The worst-case scenario is starker. Dam infrastructure continues to degrade and ultimately eliminate the southern corridor, rendering the three subpopulations genetically isolated with no prospect of exchange. Road network expansion accelerates deforestation in the remaining forest patches, shrinking available habitat below the minimum necessary to support viable home ranges. Within two or three generations, inbreeding depression begins to suppress reproductive success in isolated groups — birth rates fall, infant survival declines, the population age structure skews toward older, post-reproductive animals. A severe El Niño event, arriving as projected climate models suggest with increasing frequency, triggers forest fire across a significant portion of the landscape, eliminating 15 to 25 percent of remaining habitat in a single season. The population falls below 300 individuals by 2050. At that point, without an emergency intervention of a scale that has never been attempted for any orangutan species, the species is below any realistic threshold of self-sustaining recovery. Functionally extinct in the wild by 2075, surviving only in captivity if a sufficient number of individuals had been secured in time.
Most conservation scientists who work in this landscape are, in private, somewhere between these two poles — but closer to the second than the first.

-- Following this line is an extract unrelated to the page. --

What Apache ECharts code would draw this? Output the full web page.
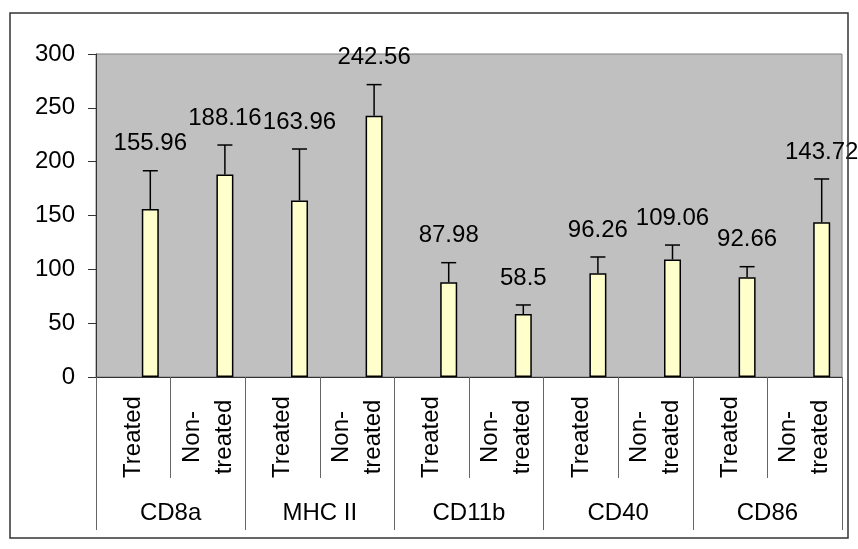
<!DOCTYPE html>
<html>
<head>
<meta charset="utf-8">
<script src="https://cdn.jsdelivr.net/npm/echarts@6/dist/echarts.min.js"></script>
<style>html,body{margin:0;padding:0;background:#fff}#c{width:858px;height:549px}</style>
</head>
<body>
<div id="c"></div>
<script>
const groups = ['CD8a', 'MHC II', 'CD11b', 'CD40', 'CD86'];
const conditions = ['Treated', 'Non-\ntreated', 'Treated', 'Non-\ntreated', 'Treated', 'Non-\ntreated', 'Treated', 'Non-\ntreated', 'Treated', 'Non-\ntreated'];
const values = [155.96, 188.16, 163.96, 242.56, 87.98, 58.5, 96.26, 109.06, 92.66, 143.72];
const errors = [35.6, 27.3, 47.8, 29.0, 18.2, 8.4, 15.2, 13.5, 9.8, 40.2];
const yTicks = [0, 50, 100, 150, 200, 250, 300];

const FONT = 'Liberation Sans, Arial, sans-serif';
const FS = 24;
const BAR_W = 17;
const OFFSET = 17;

const chart = echarts.init(document.getElementById('c'), null, {renderer: 'canvas'});
chart.setOption({
  animation: false,
  backgroundColor: '#ffffff',
  grid: {left: 96, right: 16, top: 54, bottom: 172, show: true, backgroundColor: '#C0C0C0', borderColor: '#808080', borderWidth: 1},
  graphic: [{type: 'rect', shape: {x: 10, y: 13, width: 838, height: 525}, style: {fill: null, stroke: '#333', lineWidth: 1.5}, z: 100}],
  xAxis: [{
    type: 'category', data: conditions, position: 'bottom', boundaryGap: true,
    axisLine: {show: true, lineStyle: {color: '#333', width: 1}},
    axisTick: {show: true, length: 101, lineStyle: {color: '#666', width: 1}},
    axisLabel: {interval: 0, rotate: 90, align: 'center', verticalAlign: 'middle', margin: 60, lineHeight: 32, fontSize: FS, fontFamily: FONT, color: '#000'},
    splitLine: {show: false}
  }, {
    type: 'category', data: groups, position: 'bottom', boundaryGap: true,
    axisLine: {show: false},
    axisTick: {show: true, length: 153, lineStyle: {color: '#666', width: 1}},
    axisLabel: {interval: 0, verticalAlign: 'middle', margin: 136, fontSize: FS, fontFamily: FONT, color: '#000'},
    splitLine: {show: false}
  }],
  yAxis: {
    type: 'value', min: 0, max: 300, interval: 50,
    axisLine: {show: true, lineStyle: {color: '#333', width: 1}},
    axisTick: {show: true, length: 8, lineStyle: {color: '#333'}},
    axisLabel: {margin: 21, fontSize: FS, fontFamily: FONT, color: '#000',
      formatter: v => yTicks.indexOf(v) >= 0 ? String(v) : ''},
    splitLine: {show: false}
  },
  series: [
    {type: 'bar', name: 'pad1', data: [], barWidth: BAR_W, barGap: '0%', silent: true},
    {type: 'bar', name: 'pad2', data: [], barWidth: BAR_W, barGap: '0%', silent: true},
    {type: 'bar', name: 'value', data: values, barWidth: BAR_W, barGap: '0%',
      itemStyle: {color: '#FFFFCC', borderColor: '#000', borderWidth: 1.5}},
    {type: 'custom', name: 'error',
      data: values.map((v, i) => [i, v, errors[i]]),
      encode: {x: 0, y: 1},
      z: 5,
      renderItem: function (params, api) {
        const i = api.value(0), v = api.value(1), e = api.value(2);
        const base = api.coord([i, v]);
        const top = api.coord([i, v + e]);
        const cx = base[0] + OFFSET;
        return {type: 'group', children: [
          {type: 'line', shape: {x1: cx, y1: base[1], x2: cx, y2: top[1]}, style: {stroke: '#000', lineWidth: 1.5}},
          {type: 'line', shape: {x1: cx - 7.5, y1: top[1], x2: cx + 7.5, y2: top[1]}, style: {stroke: '#000', lineWidth: 1.5}},
          {type: 'text', x: cx, y: top[1] - 27, style: {text: String(v), fill: '#000', fontSize: FS, fontFamily: FONT, align: 'center', verticalAlign: 'middle'}}
        ]};
      }
    }
  ]
});
</script>
</body>
</html>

The honest assessment is that without a significant escalation in political commitment and conservation investment in the next five to ten years, the window for the best-case outcome will close permanently. The species does not have the luxury of a gradual improvement. It needs a step-change in the level of protection and resources it receives, and it needs it now.
What makes the Tapanuli Orangutan’s situation uniquely, almost unbearably tragic is its youth as a scientific discovery. The world learned this species existed in 2017. By the time the celebration of that discovery had faded from the news cycle, the threats eroding its habitat were already years deep. Science unveiled a new branch of the great ape family tree just in time to watch it begin to fall.
The male in the canopy above the Batang Toru River does not know any of this. He climbs higher as the morning light strengthens, his long arms swinging him through the branches with an economy of effort built by millions of years of evolution. He is perfectly adapted to this forest. He belongs here in the deepest biological sense of that phrase. The question that will define the next half-century is simpler and starker than any population model can fully capture: will we leave him — and the roughly 800 others like him — enough forest to live in? The answer is not yet written. But the clock is running, and the forest is already smaller than it was yesterday.
Sources: IUCN Red List Assessment for Pongo tapanuliensis (2017, updated 2022); Nater et al. (2017), “Morphometric, Behavioral, and Genomic Evidence for a New Orangutan Species,” Current Biology; Sumatran Orangutan Conservation Programme Annual Reports 2022–2025; Frankfurt Zoological Society Batang Toru Programme Reports; PanEco Foundation Conservation Updates.